U.K. accountancy firm, PricewaterhouseCoopers (PwC) has apologized for its role in Sunday night’s Academy Awards drama which saw Faye Dunaway mistakenly announce “La La Land” as the winner of the best picture Oscar rather than the actual winner, “Moonlight”.

“We sincerely apologize to ‘Moonlight,’ ‘La La Land,’ Warren Beatty, Faye Dunaway and Oscar viewers for the error that was made during the award announcement for Best Picture,” read PwC’s apology, hastily issued shortly after the fiasco unfolded.

“The presenters had mistakenly been given the wrong category envelope and when discovered, was immediately corrected. We are currently investigating how this could have happened, and deeply regret that this occurred. We appreciate the grace with which the nominees, the Academy, ABC, and Jimmy Kimmel handled the situation,” added the statement.

PwC has handled ballot-counting for the iconic awards ceremony for 83 years with its U.S. board chairman Brian Cullinan and tax partner Martha Ruiz personally leading the process for the past few years.

It fell to “La La Land” producer Jordan Horowitz to take control amid the chaos and step up to the microphone to explain to the audience that his film had in fact not won the coveted prize.
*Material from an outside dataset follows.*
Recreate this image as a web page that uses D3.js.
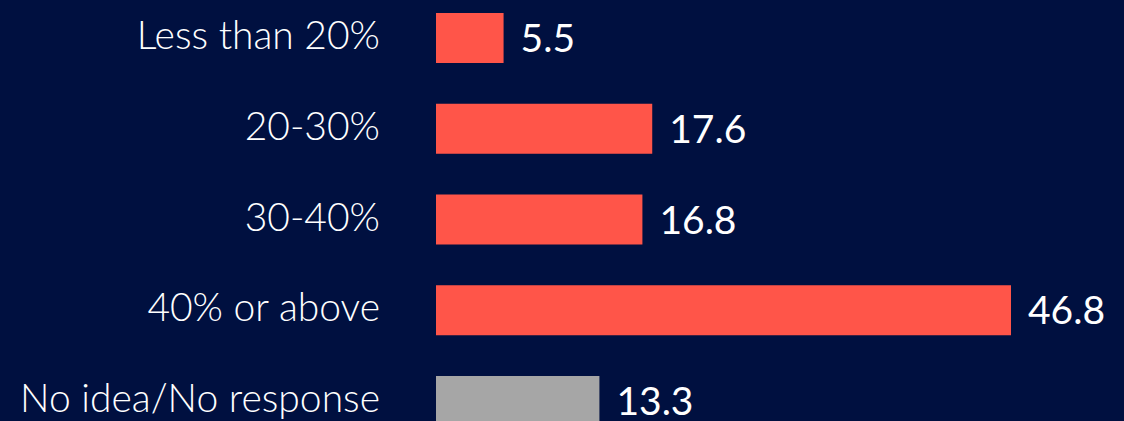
<!DOCTYPE html>
<html>
<head>
<meta charset="utf-8">
<script src="https://cdn.jsdelivr.net/npm/d3@7"></script>
<style>
  html, body { margin: 0; padding: 0; background: #001040; }
  svg { display: block; }
</style>
</head>
<body>
<svg id="chart"></svg>
<script>
const categories = ['Less than 20%', '20-30%', '30-40%', '40% or above', 'No idea/No response'];
const values = [5.5, 17.6, 16.8, 46.8, 13.3];
const barColors = ['#ff5549', '#ff5549', '#ff5549', '#ff5549', '#a6a6a6'];

const W = 1124, H = 421;
const svg = d3.select('#chart').attr('width', W).attr('height', H);

svg.append('rect').attr('width', W).attr('height', H).attr('fill', '#001040');

// scales
const x = d3.scaleLinear().domain([0, 46.8]).range([436, 1011]);
const y = d3.scaleBand()
  .domain(categories)
  .range([13, 426])
  .paddingInner(0.449)
  .paddingOuter(0);

const font = 'Lato, "Open Sans", sans-serif';

// bars
svg.selectAll('rect.bar')
  .data(categories)
  .join('rect')
  .attr('class', 'bar')
  .attr('x', x(0))
  .attr('y', d => y(d))
  .attr('width', (d, i) => x(values[i]) - x(0))
  .attr('height', y.bandwidth())
  .attr('fill', (d, i) => barColors[i]);

// category labels
svg.selectAll('text.cat')
  .data(categories)
  .join('text')
  .attr('class', 'cat')
  .attr('x', 380)
  .attr('y', d => y(d) + y.bandwidth() / 2 + 11)
  .attr('text-anchor', 'end')
  .style('font-family', font)
  .style('font-size', '39px')
  .style('font-weight', 300)
  .attr('fill', '#ffffff')
  .text(d => d);

// value labels
svg.selectAll('text.val')
  .data(categories)
  .join('text')
  .attr('class', 'val')
  .attr('x', (d, i) => x(values[i]) + 17)
  .attr('y', d => y(d) + y.bandwidth() / 2 + 14)
  .style('font-family', font)
  .style('font-size', '39px')
  .style('font-weight', 400)
  .attr('fill', '#ffffff')
  .text((d, i) => values[i].toFixed(1));
</script>
</body>
</html>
“I was ecstatic, it was amazing. I thought we won an Oscar,” Horowitz told The Hollywood Reporter. “Some guys in headsets started buzzing around. It became clear that was something wrong. They took the envelope I had. It said Emma Stone, La La Land on it.”

“It was clear that there was something wrong. We started looking for the best picture envelope. Nobody knew where it was. Then it appeared, they opened it next to me and it said ‘Moonlight.'”

Dunaway’s co-presenter, Warren Beatty, wasted no time in showing his team player credentials, taking to the mic to clarify that the mistake was not his fault.

“I want to tell you what happened. I opened the envelope and it said ‘Emma Stone La La Land’. That’s why I took such a long look at Faye and at you. I wasn’t trying to be funny,” he explained, laughing awkwardly.

The victim count from the ceremony is likely to grow as the PwC investigation unfolds, with Jimmy Kimmel being the first to assume some blame, concluding the evening’s entertainment by pledging that his debut hosting of the Academy Awards would be his one and only.

This despite widespread comments that it was largely Kimmel’s quick-witted humor that salvaged – to the extent possible – the thoroughly cringe-inducing situation.

“Guys, this is very unfortunate what happened. Personally I blame Steve Harvey for this,” Kimmel said, referencing the moment Harvey fluffed the announcement of 2015’s Miss Universe pageant winner.